En troisième lieu, l’industrie manufacturière devrait soutenir davantage la croissance chinoise au cours des prochains mois. Après une « récession manufacturière mondiale » exceptionnellement profonde et longue, qui dure depuis 2022, on s’attend à un tournant positif vers un cycle d’expansion. L’indice PMI (Purchasing Manager’s Index) de l’industrie manufacturière mondiale, un indicateur opportun de l’amélioration ou de la détérioration de l’activité, a atteint son niveau le plus bas en juillet de l’année dernière et s’est amélioré par la suite. Les dernières données, qui datent de février 2024, indiquent déjà une activité expansionniste.

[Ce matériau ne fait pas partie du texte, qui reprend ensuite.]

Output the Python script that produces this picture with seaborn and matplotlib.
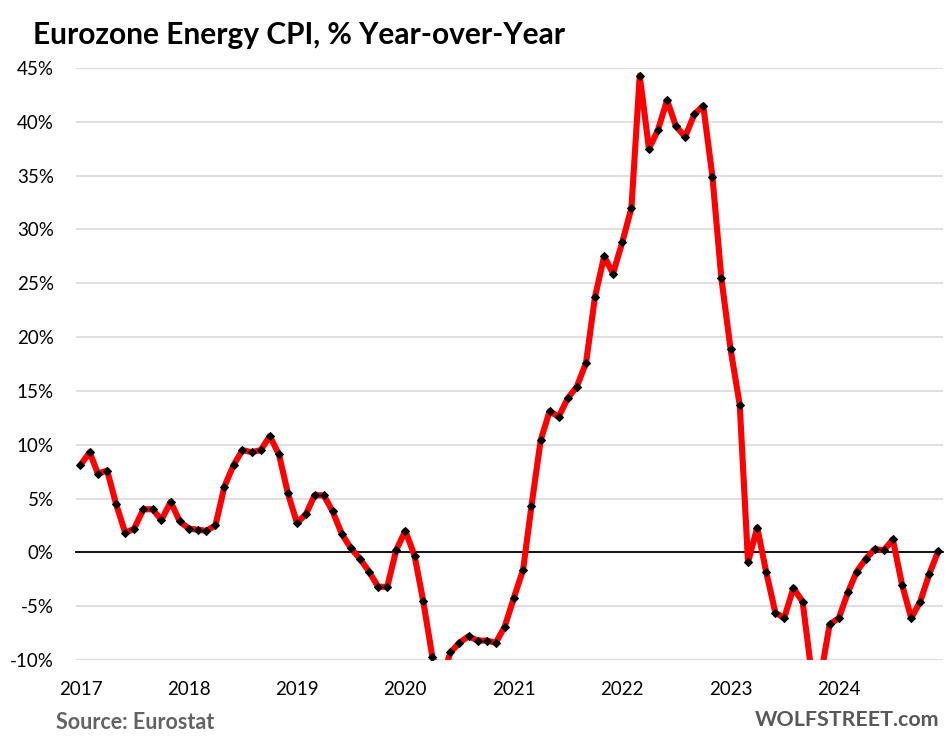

Un cycle manufacturier expansionniste prend souvent de l’ampleur rapidement et dure environ un an et demi. Cette évolution devrait être favorable à la Chine, car l’industrie manufacturière représente 26 % du PIB du pays.
Dans l’ensemble, bien que nous ne nous attendions pas à une forte croissance en Chine cette année, nous pensons que les attentes générales du marché sont trop négatives. Un engagement plus ferme du gouvernement chinois en faveur d’une croissance plus forte, une plus grande marge de manœuvre de la politique monétaire pour réduire les taux et un cycle manufacturier mondial plus favorable devraient soutenir l’expansion économique autour de l’objectif officiel de 5%.